From my perspective, the newsroom restructuring that, like at the paper above, incorporates the online operation into the entire newsroom infrastructure, is key to newspapers' survival. But another problem is those newsrooms where online is still a separate entity.
From DenverPost.com, Joe Murphy, senior developer, asked that I wave my magic wand: "I'd get you to convince management we need three times as many people working on the online team (that means six developers, six producers, three dev/producers, and three breaking-news day-shift producers). We've been 'barely getting by' here for about a decade, and I'm pretty sure we could build some ground-breaking local web apps and information with some more space between us and the grindstone."

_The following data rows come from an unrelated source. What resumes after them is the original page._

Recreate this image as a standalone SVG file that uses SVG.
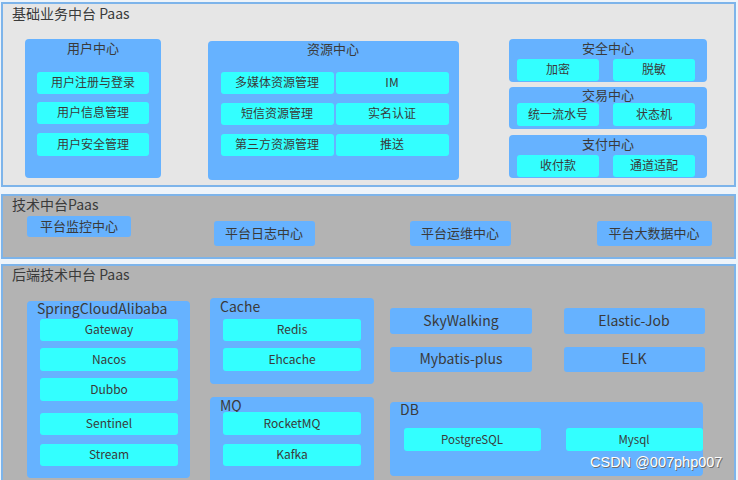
<svg xmlns="http://www.w3.org/2000/svg" width="738" height="480" viewBox="0 0 738 480">
<style>
text{font-family:"Noto Sans CJK SC","Liberation Sans",sans-serif;fill:#3a3a3a;}
.sec{stroke:#7db4ea;stroke-width:2;}
.s1{fill:#e6e6e6;}
.s2{fill:#b3b3b3;}
.blue{fill:#66b2ff;}
.cyan{fill:#33ffff;}
.st{font-size:14px;}
.bt{font-size:13px;text-anchor:middle;}
.it{font-size:12px;text-anchor:middle;}
.lt{font-size:14px;}
.bb{font-size:14px;text-anchor:middle;}
.db{font-size:11.5px;text-anchor:middle;}
.wm{font-size:14.5px;font-family:"Liberation Sans",sans-serif;}
</style>
<rect x="0" y="0" width="738" height="480" fill="#eef4fa"/>

<g id="sec1">
<rect class="sec s1" x="2" y="3" width="733" height="183"/>
<text class="st" x="12" y="19">基础业务中台 Paas</text>
</g>
<g id="user-center">
<rect class="blue" x="25" y="39" width="136" height="139" rx="4"/>
<text class="bt" x="93" y="53">用户中心</text>
<rect class="cyan" x="37" y="72" width="112" height="22" rx="3"/><text class="it" x="93" y="87">用户注册与登录</text>
<rect class="cyan" x="37" y="102" width="112" height="22" rx="3"/><text class="it" x="93" y="117">用户信息管理</text>
<rect class="cyan" x="37" y="133" width="112" height="23" rx="3"/><text class="it" x="93" y="149">用户安全管理</text>
</g>
<g id="resource-center">
<rect class="blue" x="208" y="41" width="251" height="139" rx="4"/>
<text class="bt" x="333" y="54">资源中心</text>
<rect class="cyan" x="221" y="72" width="113" height="22" rx="3"/><text class="it" x="277" y="87">多媒体资源管理</text>
<rect class="cyan" x="336" y="72" width="113" height="22" rx="3"/><text class="it" x="392" y="87">IM</text>
<rect class="cyan" x="221" y="103" width="113" height="22" rx="3"/><text class="it" x="277" y="118">短信资源管理</text>
<rect class="cyan" x="336" y="103" width="113" height="22" rx="3"/><text class="it" x="392" y="118">实名认证</text>
<rect class="cyan" x="221" y="134" width="113" height="22" rx="3"/><text class="it" x="277" y="149">第三方资源管理</text>
<rect class="cyan" x="336" y="134" width="113" height="22" rx="3"/><text class="it" x="392" y="149">推送</text>
</g>
<g id="security-center">
<rect class="blue" x="509" y="39" width="198" height="43" rx="4"/>
<text class="bt" x="608" y="53">安全中心</text>
<rect class="cyan" x="517" y="59" width="82" height="22" rx="3"/><text class="it" x="558" y="74">加密</text>
<rect class="cyan" x="613" y="59" width="82" height="22" rx="3"/><text class="it" x="654" y="74">脱敏</text>
</g>
<g id="trade-center">
<rect class="blue" x="509" y="87" width="198" height="42" rx="4"/>
<text class="bt" x="608" y="100">交易中心</text>
<rect class="cyan" x="517" y="103" width="82" height="23" rx="3"/><text class="it" x="558" y="119">统一流水号</text>
<rect class="cyan" x="613" y="103" width="82" height="23" rx="3"/><text class="it" x="654" y="119">状态机</text>
</g>
<g id="pay-center">
<rect class="blue" x="509" y="135" width="198" height="43" rx="4"/>
<text class="bt" x="608" y="149">支付中心</text>
<rect class="cyan" x="517" y="155" width="82" height="22" rx="3"/><text class="it" x="558" y="170">收付款</text>
<rect class="cyan" x="613" y="155" width="82" height="22" rx="3"/><text class="it" x="654" y="170">通道适配</text>
</g>

<g id="sec2">
<rect class="sec s2" x="2" y="195" width="733" height="63"/>
<text class="st" x="12" y="210">技术中台Paas</text>
</g>
<g id="monitor"><rect class="blue" x="27" y="216" width="104" height="21" rx="3"/><text class="bt" x="79" y="231">平台监控中心</text></g>
<g id="log"><rect class="blue" x="214" y="221" width="101" height="25" rx="3"/><text class="bt" x="264" y="238">平台日志中心</text></g>
<g id="ops"><rect class="blue" x="410" y="221" width="101" height="25" rx="3"/><text class="bt" x="460" y="238">平台运维中心</text></g>
<g id="bigdata"><rect class="blue" x="597" y="221" width="115" height="25" rx="3"/><text class="bt" x="654" y="238">平台大数据中心</text></g>

<g id="sec3">
<rect class="sec s2" x="2" y="265" width="733" height="220"/>
<text class="st" x="12" y="280">后端技术中台 Paas</text>
</g>
<g id="springcloud">
<rect class="blue" x="27" y="301" width="163" height="177" rx="4"/>
<text class="lt" x="37" y="314">SpringCloudAlibaba</text>
<rect class="cyan" x="40" y="319" width="138" height="22" rx="3"/><text class="it" x="109" y="334">Gateway</text>
<rect class="cyan" x="40" y="348" width="138" height="23" rx="3"/><text class="it" x="109" y="364">Nacos</text>
<rect class="cyan" x="40" y="378" width="138" height="23" rx="3"/><text class="it" x="109" y="394">Dubbo</text>
<rect class="cyan" x="40" y="413" width="138" height="22" rx="3"/><text class="it" x="109" y="428">Sentinel</text>
<rect class="cyan" x="40" y="444" width="138" height="22" rx="3"/><text class="it" x="109" y="459">Stream</text>
</g>
<g id="cache">
<rect class="blue" x="210" y="298" width="164" height="86" rx="4"/>
<text class="lt" x="220" y="312">Cache</text>
<rect class="cyan" x="223" y="319" width="138" height="22" rx="3"/><text class="it" x="292" y="334">Redis</text>
<rect class="cyan" x="223" y="348" width="138" height="23" rx="3"/><text class="it" x="292" y="364">Ehcache</text>
</g>
<g id="mq">
<rect class="blue" x="210" y="397" width="164" height="90" rx="4"/>
<text class="lt" x="220" y="411">MQ</text>
<rect class="cyan" x="223" y="412" width="138" height="23" rx="3"/><text class="it" x="292" y="428">RocketMQ</text>
<rect class="cyan" x="223" y="444" width="138" height="22" rx="3"/><text class="it" x="292" y="459">Kafka</text>
</g>
<g id="skywalking"><rect class="blue" x="390" y="308" width="142" height="26" rx="3"/><text class="bb" x="461" y="326">SkyWalking</text></g>
<g id="elasticjob"><rect class="blue" x="564" y="308" width="141" height="26" rx="3"/><text class="bb" x="634" y="326">Elastic-Job</text></g>
<g id="mybatis"><rect class="blue" x="390" y="347" width="142" height="25" rx="3"/><text class="bb" x="461" y="364">Mybatis-plus</text></g>
<g id="elk"><rect class="blue" x="564" y="347" width="141" height="25" rx="3"/><text class="bb" x="634" y="364">ELK</text></g>
<g id="db">
<rect class="blue" x="390" y="402" width="313" height="74" rx="4"/>
<text class="lt" x="400" y="415">DB</text>
<rect class="cyan" x="404" y="428" width="137" height="23" rx="3"/><text class="db" x="472" y="444">PostgreSQL</text>
<rect class="cyan" x="566" y="428" width="137" height="23" rx="3"/><text class="db" x="634" y="444">Mysql</text>
</g>
<g id="watermark">
<text class="wm" x="591" y="468" style="fill:#6f6f6f">CSDN @007php007</text>
<text class="wm" x="590" y="467" style="fill:#ffffff">CSDN @007php007</text>
</g>
</svg>
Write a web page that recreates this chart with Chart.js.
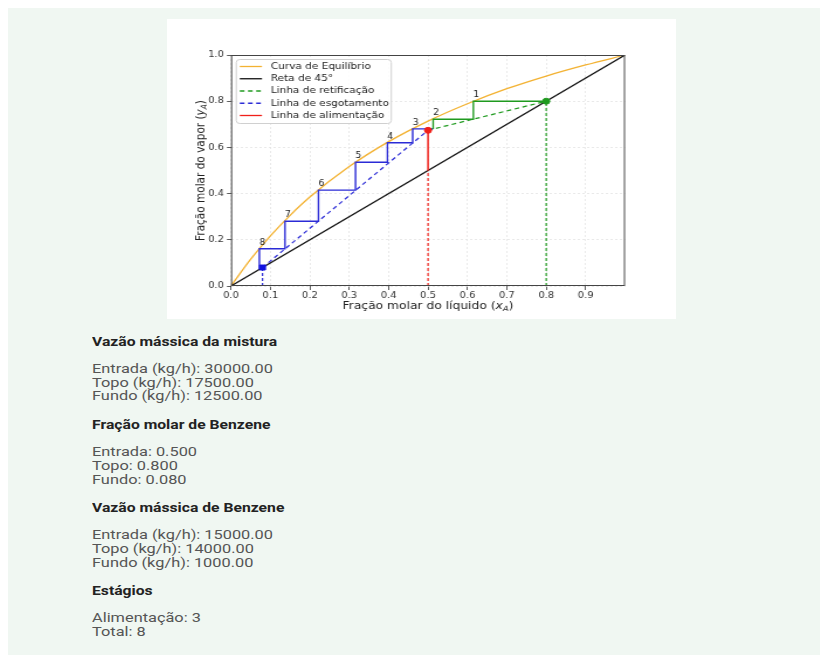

As more publishers come to the realization that digital publishing must be at the center of the news operation -- publishing out to a variety of formats, including print -- I wonder if that's enough. Definitely, newspapers need more developers, and we can wave the magic wand at that. But I'm thinking that it also should be used to put the online operation at the center of the entire news operation for those that haven't migrated there yet.
A Big Wave Solution
Continuing in the theme of changing the newsroom culture, let's also think about using our magic wand to make the most profound changes all at once. Howard Owens, director of digital publishing at Gatehouse Media, asked for this: "Reporters and editors would take seriously their roles as community conversation leaders, concentrating on getting it right on the web first -- web-first publishing, blogs, video, participation -- and using the print edition as a greatest hits, promote the web site vehicle. Old packaged-goods-thinking about the newsPAPER would disappear overnight."
Owens' comment hits on one theme that I've covered many times in this column over the years: turning news into less of a lecture and more of an interactive, two-way experience and conversation between journalists and readers.
But overall, he's really hit the nail on the head in a succinct comment. But, of course, it would take a magic wand to really implement those changes quickly. Each of his points -- news as a conversation and journalists as community conversation leaders, web-first publishing, print edition as greatest hits -- represents a drastic change from decades of this-is-how-we-do-things in the newspaper industry.
I fear, based on the answers I received to my simple question, that there's still lots of resistance to the changes that many of us think are necessary for the long-term health of the newspaper industry.
As you enter 2008, I urge you to focus on cultural change within your newsroom. Get everyone involved in the task of reinventing the newspaper. Give them time in their schedules to participate. Assign tasks -- to everyone. Build a new culture of innovation that involves everyone. Bring in creativity and innovation gurus if necessary, and expose those experts to everyone in the company.
If my little "magic wand" experiment showed anything to me, it's primarily that the minority of "forward thinkers" in many newsrooms are pushing the reinvention process forward. It's time to get everyone involved, and everyone on board.